At the start of the Great Recession, the supply of available homes to purchase was way too high, over 6 times where it stands today with only 2,520 homes currently available in Orange County. Placing homes on the market, even foreclosures, when housing is starved for more inventory like it is today, will be easily snapped up in an instant. Buyers would welcome the relief of any additional inventory right now and into the foreseeable future. The plight of not enough homes will linger for the rest of the year and throughout 2022 as well.

It is also important to note that there are currently only 13 foreclosures and short sales available in all of Orange County, representing 0.5% of the current inventory. Demand (the last 30-days of pending sales) includes only 6 foreclosures and short sales, 0.2% of total demand. When forbearance ends, the numbers will increase from their all-time lows, but the slight rise will be undetectable within the marketplace.

The bottom line: there will be no wave of foreclosures due to forbearance. The sky is not falling. Instead, everyone should expect more of the same. The ultra-low, anemic inventory will remain, and demand will be juiced due to historically low mortgage rates.

Historical Interest Rates

I receive interest updates from several sources all the time. Recently, one source posted some historical interest rates along with the current interest rates. Thought I would share.

Currently, a 30-year fixed Mortgage rate is 2.77%, 3 basis points lower versus last week! 15-year fixed rate is 2.1%, unchanged versus one week ago.

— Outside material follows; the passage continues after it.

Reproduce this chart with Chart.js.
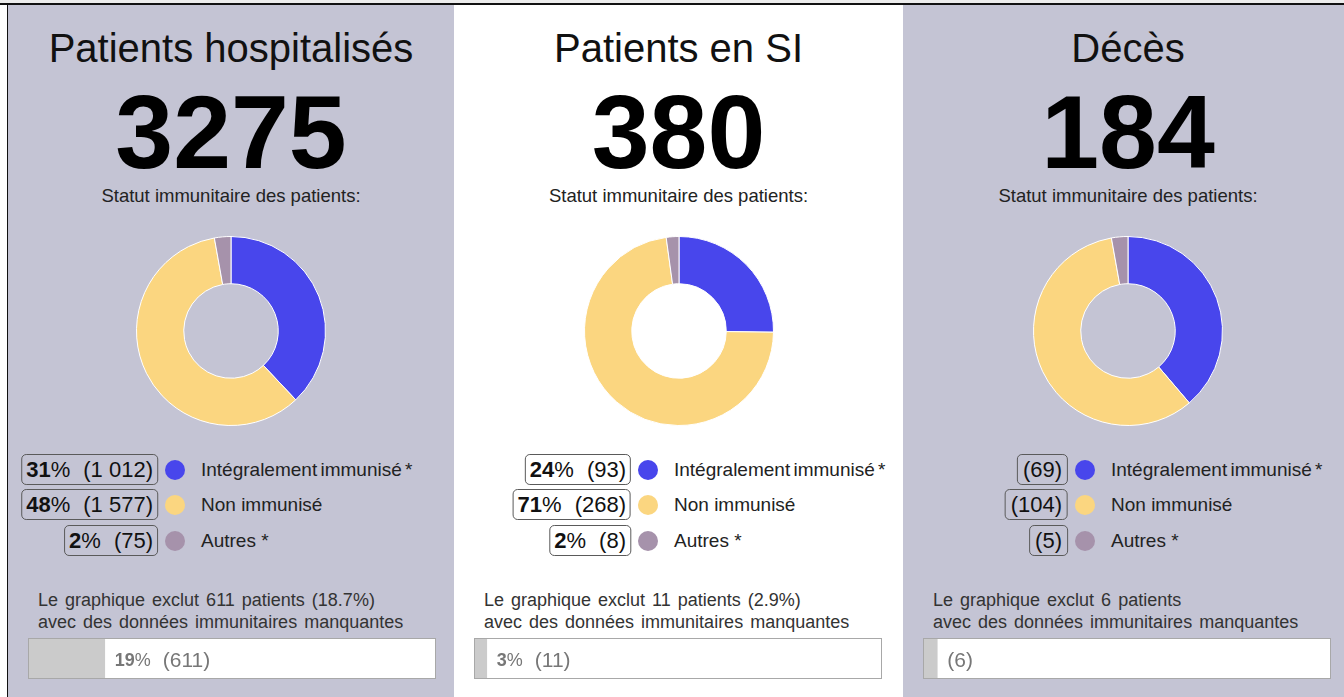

Now for the historic interest rates:

  • Average 30-year Interest Rate in the 2010’s: 4.1%
  • Average 30-year Interest Rate in the 2000’s: 6.9%
  • Average 30-year Interest Rate in the 90’s: 8.1%
  • Average 30-year Interest Rate in the 80’s: 12.7%

Interest rates have an affect on home prices, as you might expect. When I purchased a home in the early 1980’s in South Orange County, it cost $157,000. That’s about what I could afford with a 12% interest rate! If rates were lower at the time, I, along with thousands of other buyers, could afford more home! It would most likely have driven up home prices (supply and demand).